Background: Determining the quality of medication reconciliation (MR) is a laborious and time-intensive process, often involving chart review and detailed patient interviews.

Purpose: To identify meaningful, measurable process measures for high-quality MR obtainable from electronic health records (EHR), and to determine if performance on these measures responded to a campaign focused on improving MR.

Description: Our project defined MR as the process of identifying an accurate home medication list, and recording those data correctly in our EHR (Epic). Baseline MR audits of hospitalized patients on the Hospital Medicine Service using in-person interviews and chart review revealed high rates of medication discrepancies.

Using our direct observations, we then developed process indicators easily measured in our EHR. Instances of poor MR were more likely in patients with no listed “prior to admission” (or home) medications and in patients who the prior to admission medication list was not used to generate an inpatient medication list (and instead often had home medications entered as new hospital medications).

We created an Epic data report that we used to determine whether: 1) reconciliation actions (e.g. order/don’t order/change) were performed for each “prior to admission” medication, 2)  a patient had medications entered into the “prior to admission” list, and 3) patients were discharged with duplicate medications on their discharge medication list.

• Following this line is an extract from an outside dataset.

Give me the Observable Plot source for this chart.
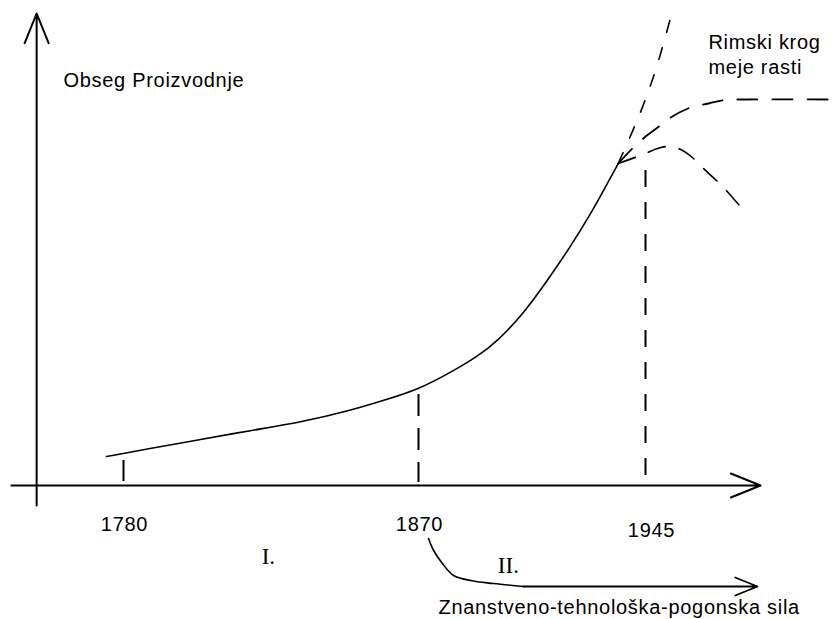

Beginning in July 2015, housestaff, with support from an interdisciplinary team, led improvements, which included provider education, audit and feedback, financial incentives, and EHR prompts to reconcile prior to admission medications. Observations revealed some providers were unaware of the need to consult multiple sources to obtain the best possible medication list, while many others were unfamiliar with the appropriate EHR workflow. An EHR flag was created in provider’s patient lists indicating that all prior to admission medications had not been addressed (Figure 1). Pocket-sized cards and a video detailing best practices for MR were incorporated into monthly housestaff orientation.

After the intervention, analyses with statistical process control charts showed special cause variation for acting on all prior to admission medications, having prior to admission medications entered into the chart, and patients with no duplicate medications in the discharge list. These changes coincided with the improvement efforts (Figure 2).

Conclusions: In this study, strategies proven in prior studies to improve MR (education, developing standard work, and audit and feedback) increased performance on our EHR-based MR audits. This suggests these measures, all easily acquired from most EHRs, may be surrogate measures for MR that enable dynamic audit.